We've talked about it and the thing I always say is... JJ is amazing in that he has a laser focus but is also able to multitask. I'm like a tunnel vision person and when I get into something I have to immerse myself completely. He does that but he's also able to do 60 things at once, which is why he's the way he is. He can do a show, then a movie that's this personal movie...all these things at once. Based on that, there's always an ebb and flow to the development of something. He is doing THIS or THAT now and the fact that I'm doing this now and we just started editing and he's starting to make a very personal project that's coming and he's just starting to work on that and he just did a pilot.
But there are things that we're talking about so there's an ebb and flow. It comes and goes and the way in which I've been involved in the film...it just hasn't hit a solid form yet. It's up in the air but also percolating. There's all kinds of approaches that have come up, some that are very, very different.
Well thanks for your time, you've really done a lot to sell me on your vision of LET ME IN.
Yeah I really hope that people will give us a chance, but really, I do get it. I hope that when people saw we were casting Kodi [Smit-McPhee] and Chloe [Moritz]...

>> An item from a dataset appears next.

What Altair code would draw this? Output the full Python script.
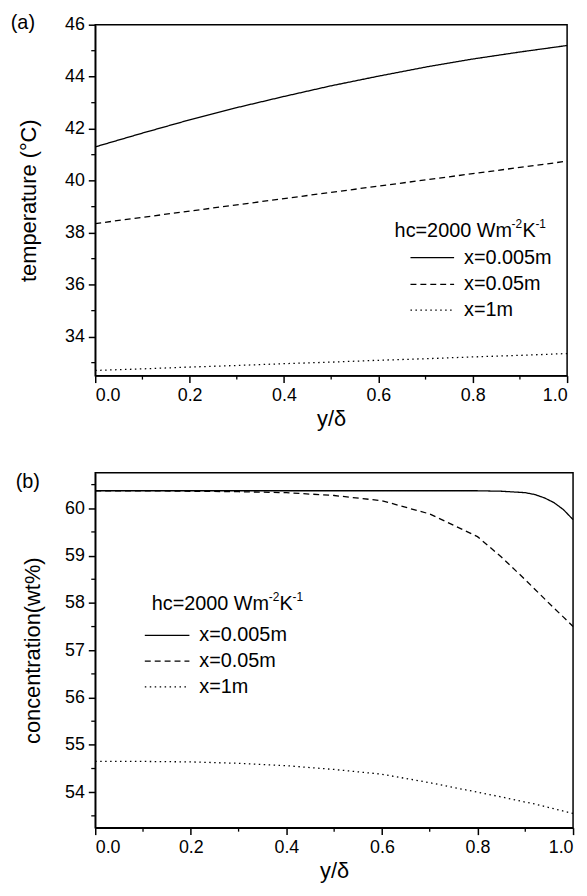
import altair as alt
import pandas as pd

# ---------------- data ----------------
series_labels = ["x=0.005m", "x=0.05m", "x=1m"]

x_a = [0.0, 0.1, 0.2, 0.3, 0.4, 0.5, 0.6, 0.7, 0.8, 0.9, 1.0]
temp_solid = [41.30, 41.83, 42.34, 42.81, 43.24, 43.65, 44.02, 44.37, 44.68, 44.95, 45.20]
temp_dashed = [38.35, 38.59, 38.83, 39.07, 39.31, 39.55, 39.79, 40.03, 40.27, 40.51, 40.75]
temp_dotted = [32.70, 32.76, 32.83, 32.89, 32.96, 33.02, 33.09, 33.15, 33.22, 33.28, 33.35]

x_b = [0.0, 0.1, 0.2, 0.3, 0.4, 0.5, 0.6, 0.7, 0.8, 0.85, 0.9, 0.92, 0.94, 0.96, 0.98, 1.0]
conc_solid = [60.37, 60.37, 60.37, 60.37, 60.37, 60.37, 60.37, 60.37, 60.37, 60.36,
              60.33, 60.29, 60.22, 60.12, 59.97, 59.76]
conc_dashed = [60.37, 60.37, 60.36, 60.35, 60.33, 60.27, 60.16, 59.88, 59.40, 58.97,
               58.49, 58.29, 58.09, 57.89, 57.70, 57.50]
conc_dotted = [54.65, 54.65, 54.64, 54.61, 54.56, 54.48, 54.38, 54.20, 54.00, 53.90,
               53.79, 53.75, 53.70, 53.65, 53.60, 53.55]

x_ticks = [0.0, 0.2, 0.4, 0.6, 0.8, 1.0]
x_minor = [0.1, 0.3, 0.5, 0.7, 0.9]
ya_ticks = [34, 36, 38, 40, 42, 44, 46]
ya_minor = [33, 35, 37, 39, 41, 43, 45]
yb_ticks = [54, 55, 56, 57, 58, 59, 60]
yb_minor = [53.5, 54.5, 55.5, 56.5, 57.5, 58.5, 59.5, 60.5]

header_main = "hc=2000 Wm"
header_exp1 = "-2"
header_unit2 = "K"
header_exp2 = "-1"

FONT = "Liberation Sans"
DASHES = [[1, 0], [6, 4], [1.5, 3.5]]


def long_df(xs, ys_list):
    rows = []
    for lab, ys in zip(series_labels, ys_list):
        for xv, yv in zip(xs, ys):
            rows.append({"x": xv, "y": yv, "series": lab})
    return pd.DataFrame(rows)


def text_layer(txt, px, py, size=20, align="left"):
    return alt.Chart(pd.DataFrame({"t": [txt]})).mark_text(
        align=align, baseline="middle", font=FONT, fontSize=size, color="black"
    ).encode(text="t:N", x=alt.value(px), y=alt.value(py))


def legend_layers(L, T, line_l, line_r, text_l, rows):
    layers = [
        text_layer(header_main, L, T),
        text_layer(header_exp1, L + 118, T - 7, size=12),
        text_layer(header_unit2, L + 129, T),
        text_layer(header_exp2, L + 142, T - 7, size=12),
    ]
    for lab, dash, ry in zip(series_labels, DASHES, rows):
        layers.append(
            alt.Chart(pd.DataFrame({"s": [lab]})).mark_rule(
                color="black", strokeWidth=1.3, strokeDash=dash
            ).encode(x=alt.value(line_l), x2=alt.value(line_r), y=alt.value(ry))
        )
        layers.append(text_layer(lab, text_l, ry))
    return layers


def panel(xs, ys_list, ydom, yticks, yminor, ytitle, tpad, W, H, tag, tagx, tagy, leg):
    df = long_df(xs, ys_list)
    xscale = alt.Scale(domain=[0, 1], nice=False, zero=False)
    yscale = alt.Scale(domain=ydom, nice=False, zero=False)
    xaxis = alt.Axis(values=x_ticks, format=".1f", title="y/δ", titlePadding=4)
    yaxis = alt.Axis(values=yticks, format="d", title=ytitle, titlePadding=tpad)
    lines = alt.Chart(df).mark_line(color="black", strokeWidth=1.3).encode(
        x=alt.X("x:Q", scale=xscale, axis=xaxis),
        y=alt.Y("y:Q", scale=yscale, axis=yaxis),
        strokeDash=alt.StrokeDash("series:N",
                                  scale=alt.Scale(domain=series_labels, range=DASHES),
                                  legend=None),
        detail="series:N",
    )
    ymin = alt.Chart(pd.DataFrame({"y": yminor})).mark_rule(
        color="black", strokeWidth=1.3
    ).encode(y=alt.Y("y:Q", scale=yscale, axis=yaxis), x=alt.value(-4), x2=alt.value(0))
    xmin = alt.Chart(pd.DataFrame({"x": x_minor})).mark_rule(
        color="black", strokeWidth=1.3
    ).encode(x=alt.X("x:Q", scale=xscale, axis=xaxis), y=alt.value(H), y2=alt.value(H + 4))
    lab = text_layer(tag, tagx, tagy, size=20, align="center")
    layers = [lines, ymin, xmin, lab] + legend_layers(*leg)
    return alt.layer(*layers).properties(width=W, height=H)


pa = panel(x_a, [temp_solid, temp_dashed, temp_dotted], [32.5, 46], ya_ticks, ya_minor,
           "temperature (°C)", 24, 476, 354, "(a)", -73, -2,
           (302, 208, 318, 362, 372, [235, 262, 288]))
pb = panel(x_b, [conc_solid, conc_dashed, conc_dotted], [53.25, 60.75], yb_ticks, yb_minor,
           "concentration(wt%)", 20, 482, 358, "(b)", -68, 9,
           (57, 132, 50, 95, 105, [164, 190, 216]))

chart = alt.concat(pa, pb, columns=1, spacing=41, align="none").properties(
    padding={"left": 2, "top": 0, "right": 2, "bottom": 2}
).configure_axis(
    domainColor="black", domainWidth=1.5, tickColor="black", tickWidth=1.5, tickSize=7,
    labelFont=FONT, labelFontSize=18, labelColor="black", labelPadding=4,
    titleFont=FONT, titleFontSize=22, titleFontWeight="normal", titleColor="black",
    grid=False,
).configure_view(stroke="black", strokeWidth=1.5)

chart.save("out.html", embed_options={"renderer": "svg", "actions": False})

That to me was the first sign that things were going to be OK. I thought the casting was spot on.
When I brought in the Director of Photography because I wanted to find a very naturalistic way to do this. What makes this scary is that you treat it as if it's utterly real and utterly natural. Yet there's a beauty to it. Our DP, Greg Frasier, just worked with Jane Campion on BRIGHT STAR and he's a brilliant young guy. I said to him, "Have you seen the original?" And he hadn't. And that's one of the things that I wanted. I didn't want anyone who hadn't seen it to do it. I wanted us to be able to organically find our own way of doing the story. I asked the actors the same thing. I asked Kodi and Chloe, "Please don't watch the movie." I don't want you to ape anything. Let's try and find our way through this same story. We tried to honor it. It's not a shot-for-shot remake but it's trying to honor what this story is and hopefully people will respond.